If they breach any condition of their loan, we'll monitor that loan more closely and more often (the loan is in ‘Monitoring’). If there’s a material breach of the terms of the loan, we classify that loan as having had a Credit Event.

If a loan has had a Credit Event, it can go back to being ‘performing’ if the borrower fixes the breach - by catching up on payments, for example. If they don't fix the breach, or if there’s information that casts sufficient doubt over whether they can fully repay the loan, we classify the loan as in Default.

Losses might happen after a Default, but not necessarily every time. If a Default happens and the borrower can’t solve the problem, we can take recovery and/or legal action to get the money back from them. If it turns out that they don’t have enough assets or security to recover the money, that’s when a loss might happen and a lender could lose some or all of your investment.

If a loan has a Credit Event or is in Default, we’ll suspend trading in it, which means nobody can sell or buy a share in it. We might also suspend trading if the loan is in Monitoring and we need a Lender Vote to decide what action to take.

‘Credit Event’ could amongst other things mean:

  • The loan is more than 60 days past its expiry date and hasn't yet been fully repaid.
  • The loan repayments are more than 60 days overdue, or the borrower is more than two payments behind (‘in arrears’).
  • There has been a breach of the terms and conditions of the loan such as failing to pass a covenant test.
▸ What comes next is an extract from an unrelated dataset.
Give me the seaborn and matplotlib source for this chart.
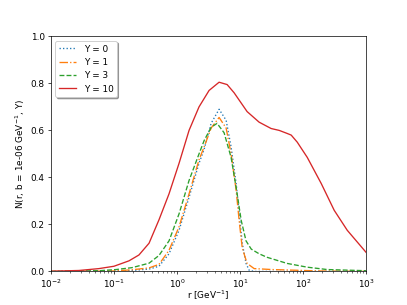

‘Default’ could amongst other things mean:

  • The loan is more than 180 days past its expiry date and hasn’t yet been fully repaid.
  • The loan repayments are more than 180 days overdue.

‘Loss’ or ‘Bad Debt’

This is the actual or expected loss, if any, on a loan in Default, after any money we’ve been able to get back from the borrower. To keep losses to a minimum, we take security on all loans. So, in many cases, defaults don’t automatically lead to a Loss or Bad Debt, as we can use the security to get some money back. This means the ’Default’ rates might often be high, but the ‘Loss’ or ‘Bad Debt’ rates can be lower.


Track record

Years shown are financial years and run to 31 October

2019 2020*
Loans Originated £404,174 £2,952,426
Interest Paid £11,673 £175,639
Capital Gains (after corporation tax) 0 £27,466
Lifetime Default Rate 0% 0%
Expected Default Rate at Origination 0% 0%
Capital Repayments 0 £208,714
*Financial year to date Data correct as of 28 October 2020 Lifetime Default Rate: Loans where a payment of capital and/or interest has been overdue for more than 180 days, as a percentage of the total loans originated in that financial year. Expected Default Rate at Origination: The expected lifetime default rate as a percentage of the total loans originated in that financial year.